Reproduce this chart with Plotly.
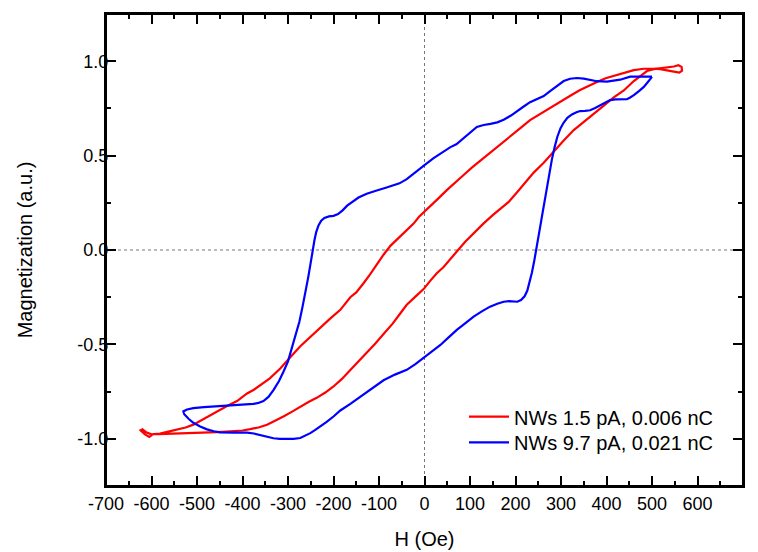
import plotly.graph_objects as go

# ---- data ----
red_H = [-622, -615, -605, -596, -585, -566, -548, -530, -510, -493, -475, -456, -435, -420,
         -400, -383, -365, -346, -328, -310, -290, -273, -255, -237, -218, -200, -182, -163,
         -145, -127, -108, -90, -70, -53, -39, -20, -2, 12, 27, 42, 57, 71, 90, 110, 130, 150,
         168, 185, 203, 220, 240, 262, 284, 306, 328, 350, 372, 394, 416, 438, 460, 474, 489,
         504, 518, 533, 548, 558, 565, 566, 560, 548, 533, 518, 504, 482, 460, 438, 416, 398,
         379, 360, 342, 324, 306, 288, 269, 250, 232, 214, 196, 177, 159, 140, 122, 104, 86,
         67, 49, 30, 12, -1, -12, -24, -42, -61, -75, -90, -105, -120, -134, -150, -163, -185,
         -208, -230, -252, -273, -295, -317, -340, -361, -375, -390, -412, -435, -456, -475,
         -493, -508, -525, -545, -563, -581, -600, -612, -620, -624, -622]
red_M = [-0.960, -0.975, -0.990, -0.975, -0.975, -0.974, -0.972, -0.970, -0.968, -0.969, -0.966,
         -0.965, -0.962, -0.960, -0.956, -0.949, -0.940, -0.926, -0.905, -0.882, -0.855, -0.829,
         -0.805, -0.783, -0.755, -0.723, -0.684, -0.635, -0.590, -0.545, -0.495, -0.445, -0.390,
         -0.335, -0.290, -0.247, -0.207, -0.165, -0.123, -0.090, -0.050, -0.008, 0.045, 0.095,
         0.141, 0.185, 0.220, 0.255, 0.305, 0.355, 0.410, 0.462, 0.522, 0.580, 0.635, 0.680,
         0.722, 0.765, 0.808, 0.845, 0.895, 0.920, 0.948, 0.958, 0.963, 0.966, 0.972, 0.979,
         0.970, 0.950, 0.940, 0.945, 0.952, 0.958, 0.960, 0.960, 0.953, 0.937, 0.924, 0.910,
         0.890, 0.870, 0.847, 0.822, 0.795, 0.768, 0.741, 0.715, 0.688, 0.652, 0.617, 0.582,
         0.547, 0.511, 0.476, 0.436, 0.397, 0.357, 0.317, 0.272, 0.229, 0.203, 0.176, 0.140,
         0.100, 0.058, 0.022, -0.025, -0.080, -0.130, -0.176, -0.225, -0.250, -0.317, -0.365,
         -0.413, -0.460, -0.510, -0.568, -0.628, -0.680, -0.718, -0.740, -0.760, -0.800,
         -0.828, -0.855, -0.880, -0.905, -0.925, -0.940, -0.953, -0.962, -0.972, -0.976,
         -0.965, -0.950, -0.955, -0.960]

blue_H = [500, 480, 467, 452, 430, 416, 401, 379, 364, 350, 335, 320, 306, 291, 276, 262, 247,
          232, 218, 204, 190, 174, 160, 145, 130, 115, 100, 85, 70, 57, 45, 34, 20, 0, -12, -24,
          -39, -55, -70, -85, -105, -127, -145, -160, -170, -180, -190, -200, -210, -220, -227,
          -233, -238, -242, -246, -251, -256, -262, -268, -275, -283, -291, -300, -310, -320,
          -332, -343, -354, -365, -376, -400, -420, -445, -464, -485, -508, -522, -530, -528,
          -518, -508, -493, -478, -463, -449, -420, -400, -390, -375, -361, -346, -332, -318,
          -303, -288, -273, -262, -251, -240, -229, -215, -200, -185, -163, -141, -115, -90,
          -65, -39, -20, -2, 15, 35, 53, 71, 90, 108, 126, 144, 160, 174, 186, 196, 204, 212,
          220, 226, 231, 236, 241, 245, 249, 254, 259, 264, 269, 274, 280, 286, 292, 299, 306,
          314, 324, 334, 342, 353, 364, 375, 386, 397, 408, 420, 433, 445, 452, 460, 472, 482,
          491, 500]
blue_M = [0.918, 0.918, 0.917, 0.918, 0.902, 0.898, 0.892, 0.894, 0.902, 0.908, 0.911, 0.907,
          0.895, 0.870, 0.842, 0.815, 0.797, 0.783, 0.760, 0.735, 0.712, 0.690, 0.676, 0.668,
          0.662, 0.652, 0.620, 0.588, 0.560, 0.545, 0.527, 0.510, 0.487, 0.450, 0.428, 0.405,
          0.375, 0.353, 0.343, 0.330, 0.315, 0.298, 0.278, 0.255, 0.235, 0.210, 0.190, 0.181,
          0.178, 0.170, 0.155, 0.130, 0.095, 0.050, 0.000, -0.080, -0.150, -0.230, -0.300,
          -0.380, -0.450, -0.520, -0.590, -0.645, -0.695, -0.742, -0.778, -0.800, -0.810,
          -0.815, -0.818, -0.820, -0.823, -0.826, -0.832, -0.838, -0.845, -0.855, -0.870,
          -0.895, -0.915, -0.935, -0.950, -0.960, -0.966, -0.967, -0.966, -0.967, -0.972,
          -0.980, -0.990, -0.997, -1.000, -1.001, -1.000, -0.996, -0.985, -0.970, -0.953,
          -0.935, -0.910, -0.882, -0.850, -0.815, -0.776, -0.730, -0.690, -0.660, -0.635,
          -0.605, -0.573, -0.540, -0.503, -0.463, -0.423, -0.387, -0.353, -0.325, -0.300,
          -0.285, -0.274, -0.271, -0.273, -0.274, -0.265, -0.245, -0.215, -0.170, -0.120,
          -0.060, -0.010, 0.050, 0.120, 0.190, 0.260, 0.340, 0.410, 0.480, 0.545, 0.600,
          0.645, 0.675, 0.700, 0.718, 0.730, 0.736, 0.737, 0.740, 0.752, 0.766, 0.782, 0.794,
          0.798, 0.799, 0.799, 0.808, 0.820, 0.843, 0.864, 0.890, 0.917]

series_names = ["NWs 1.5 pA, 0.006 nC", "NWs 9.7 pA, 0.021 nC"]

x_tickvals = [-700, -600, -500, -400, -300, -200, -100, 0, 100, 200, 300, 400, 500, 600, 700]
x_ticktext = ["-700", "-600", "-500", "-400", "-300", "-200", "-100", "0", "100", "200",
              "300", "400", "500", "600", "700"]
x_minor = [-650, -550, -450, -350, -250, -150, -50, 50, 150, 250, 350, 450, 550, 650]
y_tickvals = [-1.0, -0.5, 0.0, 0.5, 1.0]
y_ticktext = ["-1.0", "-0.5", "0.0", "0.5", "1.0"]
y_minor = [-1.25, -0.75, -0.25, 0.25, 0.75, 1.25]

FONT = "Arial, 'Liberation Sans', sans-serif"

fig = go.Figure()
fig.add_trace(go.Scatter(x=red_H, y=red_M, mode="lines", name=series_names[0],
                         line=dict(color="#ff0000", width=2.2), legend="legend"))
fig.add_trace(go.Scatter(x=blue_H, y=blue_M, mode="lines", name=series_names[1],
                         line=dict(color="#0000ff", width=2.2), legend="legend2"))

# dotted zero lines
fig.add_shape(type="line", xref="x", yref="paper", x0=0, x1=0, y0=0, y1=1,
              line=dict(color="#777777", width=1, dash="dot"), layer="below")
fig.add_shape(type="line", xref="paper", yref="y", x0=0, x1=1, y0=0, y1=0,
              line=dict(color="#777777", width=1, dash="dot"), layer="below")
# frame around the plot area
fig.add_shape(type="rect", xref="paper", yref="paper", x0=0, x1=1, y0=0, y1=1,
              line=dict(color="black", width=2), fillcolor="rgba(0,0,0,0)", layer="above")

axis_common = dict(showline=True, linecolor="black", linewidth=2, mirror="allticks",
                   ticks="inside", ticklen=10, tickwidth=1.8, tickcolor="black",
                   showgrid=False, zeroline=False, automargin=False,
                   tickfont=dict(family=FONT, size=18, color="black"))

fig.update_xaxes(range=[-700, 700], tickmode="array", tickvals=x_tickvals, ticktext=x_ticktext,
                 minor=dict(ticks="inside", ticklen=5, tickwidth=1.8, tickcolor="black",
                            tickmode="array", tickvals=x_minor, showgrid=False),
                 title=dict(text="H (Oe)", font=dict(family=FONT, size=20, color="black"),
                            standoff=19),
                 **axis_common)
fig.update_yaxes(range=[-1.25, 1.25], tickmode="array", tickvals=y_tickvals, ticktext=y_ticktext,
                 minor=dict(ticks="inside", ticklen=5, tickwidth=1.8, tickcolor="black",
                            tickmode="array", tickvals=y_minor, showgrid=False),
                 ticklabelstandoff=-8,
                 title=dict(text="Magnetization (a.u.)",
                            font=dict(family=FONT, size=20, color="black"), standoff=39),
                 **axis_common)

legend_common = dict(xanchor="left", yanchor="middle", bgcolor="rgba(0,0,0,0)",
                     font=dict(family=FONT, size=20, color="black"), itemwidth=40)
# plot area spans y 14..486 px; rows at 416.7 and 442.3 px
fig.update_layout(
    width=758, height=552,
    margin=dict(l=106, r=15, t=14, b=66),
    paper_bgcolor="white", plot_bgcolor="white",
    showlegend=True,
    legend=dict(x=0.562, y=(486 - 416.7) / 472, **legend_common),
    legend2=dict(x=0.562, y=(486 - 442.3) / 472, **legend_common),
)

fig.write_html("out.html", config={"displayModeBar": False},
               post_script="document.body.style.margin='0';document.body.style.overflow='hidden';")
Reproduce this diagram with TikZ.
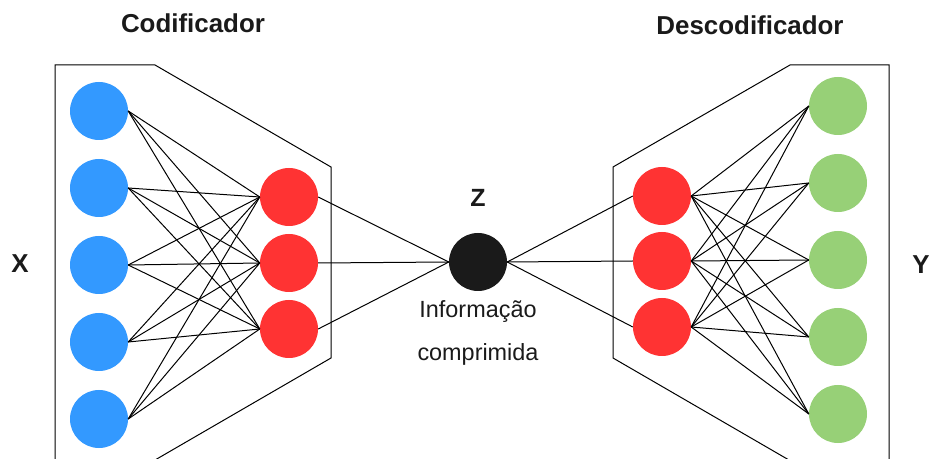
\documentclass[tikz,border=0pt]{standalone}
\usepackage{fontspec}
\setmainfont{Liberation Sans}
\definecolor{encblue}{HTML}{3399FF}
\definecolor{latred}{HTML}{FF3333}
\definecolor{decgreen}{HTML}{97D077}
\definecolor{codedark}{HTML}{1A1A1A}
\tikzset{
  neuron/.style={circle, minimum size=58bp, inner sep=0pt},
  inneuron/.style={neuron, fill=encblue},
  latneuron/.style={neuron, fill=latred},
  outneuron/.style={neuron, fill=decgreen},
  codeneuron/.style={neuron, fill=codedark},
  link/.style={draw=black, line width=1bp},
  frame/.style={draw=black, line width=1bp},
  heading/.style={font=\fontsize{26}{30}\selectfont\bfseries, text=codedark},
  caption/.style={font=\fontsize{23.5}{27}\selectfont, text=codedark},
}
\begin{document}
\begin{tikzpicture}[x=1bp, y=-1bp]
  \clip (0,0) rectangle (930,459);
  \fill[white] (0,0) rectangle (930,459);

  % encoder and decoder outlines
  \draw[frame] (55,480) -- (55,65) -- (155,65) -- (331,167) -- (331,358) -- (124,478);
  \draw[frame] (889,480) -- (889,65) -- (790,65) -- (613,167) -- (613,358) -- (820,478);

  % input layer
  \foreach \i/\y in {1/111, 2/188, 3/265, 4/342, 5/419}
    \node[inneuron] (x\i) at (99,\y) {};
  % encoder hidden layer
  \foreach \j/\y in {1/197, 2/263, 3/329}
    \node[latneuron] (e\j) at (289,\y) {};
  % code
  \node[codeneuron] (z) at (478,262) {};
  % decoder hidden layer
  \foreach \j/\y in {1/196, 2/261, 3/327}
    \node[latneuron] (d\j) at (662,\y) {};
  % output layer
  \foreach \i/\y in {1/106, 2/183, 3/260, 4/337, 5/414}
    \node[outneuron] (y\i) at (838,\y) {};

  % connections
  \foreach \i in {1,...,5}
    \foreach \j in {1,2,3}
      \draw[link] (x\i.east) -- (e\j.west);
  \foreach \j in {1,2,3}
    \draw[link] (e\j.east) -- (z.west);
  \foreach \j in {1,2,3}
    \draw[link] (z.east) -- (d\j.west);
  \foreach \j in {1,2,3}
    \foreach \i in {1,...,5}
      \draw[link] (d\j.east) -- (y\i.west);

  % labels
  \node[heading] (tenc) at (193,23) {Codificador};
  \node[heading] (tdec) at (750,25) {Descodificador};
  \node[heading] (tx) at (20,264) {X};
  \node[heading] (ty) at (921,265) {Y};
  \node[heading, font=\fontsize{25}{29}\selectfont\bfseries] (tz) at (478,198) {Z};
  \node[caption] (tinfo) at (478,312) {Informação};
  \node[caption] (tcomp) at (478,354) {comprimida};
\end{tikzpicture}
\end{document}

◇ ◇ ◇ ◇

Copy the records above exactly, from the first line through the line containing "import plotly.graph_objects as go", and leave out the pictures.

Reproduce this chart with Plotly.
import plotly.graph_objects as go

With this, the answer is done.